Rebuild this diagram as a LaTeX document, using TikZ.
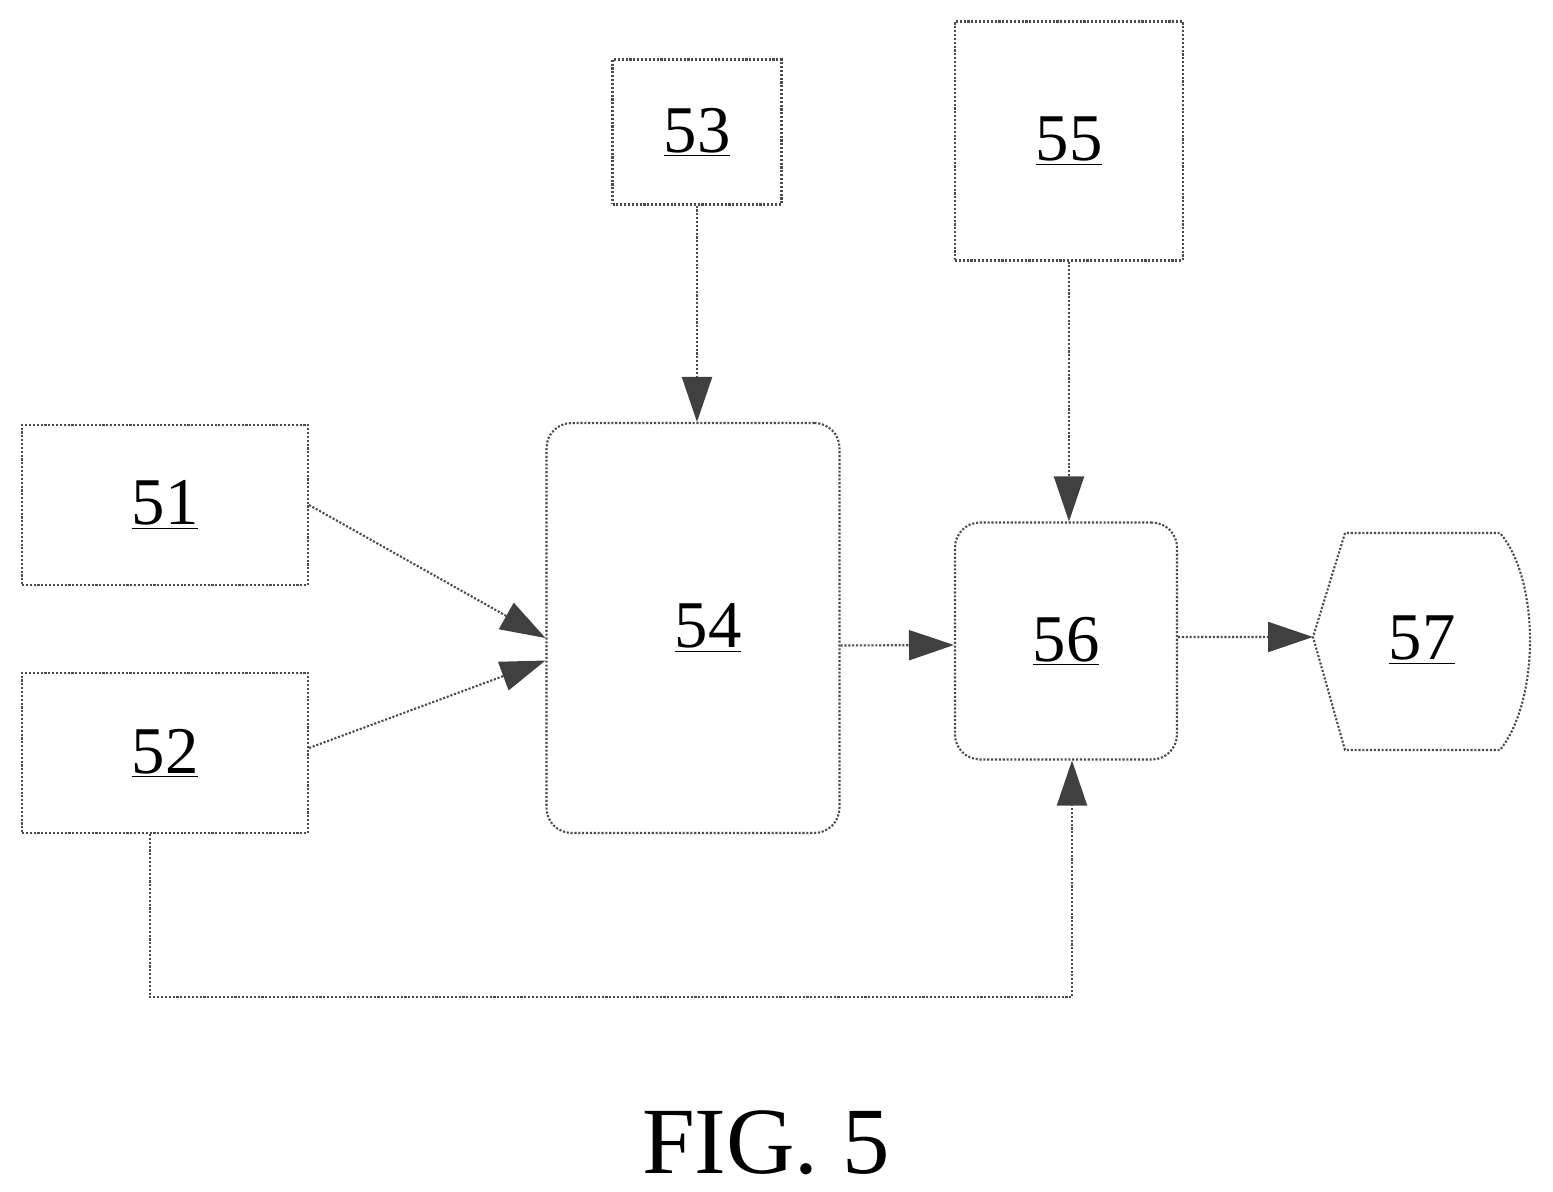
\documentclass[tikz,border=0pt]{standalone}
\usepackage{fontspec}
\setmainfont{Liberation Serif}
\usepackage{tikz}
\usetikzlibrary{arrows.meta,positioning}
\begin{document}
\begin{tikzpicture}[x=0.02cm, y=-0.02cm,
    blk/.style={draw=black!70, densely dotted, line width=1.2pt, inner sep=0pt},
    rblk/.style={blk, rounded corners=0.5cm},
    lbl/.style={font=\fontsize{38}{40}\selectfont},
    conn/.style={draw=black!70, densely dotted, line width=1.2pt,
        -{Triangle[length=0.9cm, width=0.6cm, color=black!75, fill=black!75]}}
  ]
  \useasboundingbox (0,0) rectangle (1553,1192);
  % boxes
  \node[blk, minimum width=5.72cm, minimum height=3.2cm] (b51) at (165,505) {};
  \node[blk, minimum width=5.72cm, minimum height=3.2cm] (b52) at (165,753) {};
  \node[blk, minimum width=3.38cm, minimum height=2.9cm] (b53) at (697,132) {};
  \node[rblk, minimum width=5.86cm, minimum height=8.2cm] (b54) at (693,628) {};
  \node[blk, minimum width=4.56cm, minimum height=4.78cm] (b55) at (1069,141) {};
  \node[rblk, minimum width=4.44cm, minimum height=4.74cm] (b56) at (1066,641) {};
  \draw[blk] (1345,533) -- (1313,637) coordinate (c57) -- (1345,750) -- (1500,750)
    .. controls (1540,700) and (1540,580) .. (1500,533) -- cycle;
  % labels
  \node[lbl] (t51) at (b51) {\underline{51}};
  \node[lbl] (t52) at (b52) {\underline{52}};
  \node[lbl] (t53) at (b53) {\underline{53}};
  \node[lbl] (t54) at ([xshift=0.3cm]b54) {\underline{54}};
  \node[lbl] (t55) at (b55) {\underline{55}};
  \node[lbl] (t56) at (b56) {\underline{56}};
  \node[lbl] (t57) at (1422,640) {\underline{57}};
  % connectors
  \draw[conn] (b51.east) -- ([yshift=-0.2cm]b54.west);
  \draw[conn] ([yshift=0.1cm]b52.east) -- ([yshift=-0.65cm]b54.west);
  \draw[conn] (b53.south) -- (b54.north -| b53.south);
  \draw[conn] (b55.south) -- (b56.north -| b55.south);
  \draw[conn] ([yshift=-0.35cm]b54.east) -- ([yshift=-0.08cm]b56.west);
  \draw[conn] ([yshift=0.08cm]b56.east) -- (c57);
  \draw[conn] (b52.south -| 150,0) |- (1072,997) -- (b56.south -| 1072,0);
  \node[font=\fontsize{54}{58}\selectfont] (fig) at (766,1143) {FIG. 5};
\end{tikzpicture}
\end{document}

============

**Requirement**
Each line of the material must be retyped exactly, except that images are omitted.

**Solution for this problem**
Rebuild this diagram as a LaTeX document, using TikZ.
\documentclass[tikz,border=0pt]{standalone}
\usepackage{fontspec}
\setmainfont{Liberation Serif}
\usepackage{tikz}
\usetikzlibrary{arrows.meta,positioning}
\begin{document}
\begin{tikzpicture}[x=0.02cm, y=-0.02cm,
    blk/.style={draw=black!70, densely dotted, line width=1.2pt, inner sep=0pt},
    rblk/.style={blk, rounded corners=0.5cm},
    lbl/.style={font=\fontsize{38}{40}\selectfont},
    conn/.style={draw=black!70, densely dotted, line width=1.2pt,
        -{Triangle[length=0.9cm, width=0.6cm, color=black!75, fill=black!75]}}
  ]
  \useasboundingbox (0,0) rectangle (1553,1192);
  % boxes
  \node[blk, minimum width=5.72cm, minimum height=3.2cm] (b51) at (165,505) {};
  \node[blk, minimum width=5.72cm, minimum height=3.2cm] (b52) at (165,753) {};
  \node[blk, minimum width=3.38cm, minimum height=2.9cm] (b53) at (697,132) {};
  \node[rblk, minimum width=5.86cm, minimum height=8.2cm] (b54) at (693,628) {};
  \node[blk, minimum width=4.56cm, minimum height=4.78cm] (b55) at (1069,141) {};
  \node[rblk, minimum width=4.44cm, minimum height=4.74cm] (b56) at (1066,641) {};
  \draw[blk] (1345,533) -- (1313,637) coordinate (c57) -- (1345,750) -- (1500,750)
    .. controls (1540,700) and (1540,580) .. (1500,533) -- cycle;
  % labels
  \node[lbl] (t51) at (b51) {\underline{51}};
  \node[lbl] (t52) at (b52) {\underline{52}};
  \node[lbl] (t53) at (b53) {\underline{53}};
  \node[lbl] (t54) at ([xshift=0.3cm]b54) {\underline{54}};
  \node[lbl] (t55) at (b55) {\underline{55}};
  \node[lbl] (t56) at (b56) {\underline{56}};
  \node[lbl] (t57) at (1422,640) {\underline{57}};
  % connectors
  \draw[conn] (b51.east) -- ([yshift=-0.2cm]b54.west);
  \draw[conn] ([yshift=0.1cm]b52.east) -- ([yshift=-0.65cm]b54.west);
  \draw[conn] (b53.south) -- (b54.north -| b53.south);
  \draw[conn] (b55.south) -- (b56.north -| b55.south);
  \draw[conn] ([yshift=-0.35cm]b54.east) -- ([yshift=-0.08cm]b56.west);
  \draw[conn] ([yshift=0.08cm]b56.east) -- (c57);
  \draw[conn] (b52.south -| 150,0) |- (1072,997) -- (b56.south -| 1072,0);
  \node[font=\fontsize{54}{58}\selectfont] (fig) at (766,1143) {FIG. 5};
\end{tikzpicture}
\end{document}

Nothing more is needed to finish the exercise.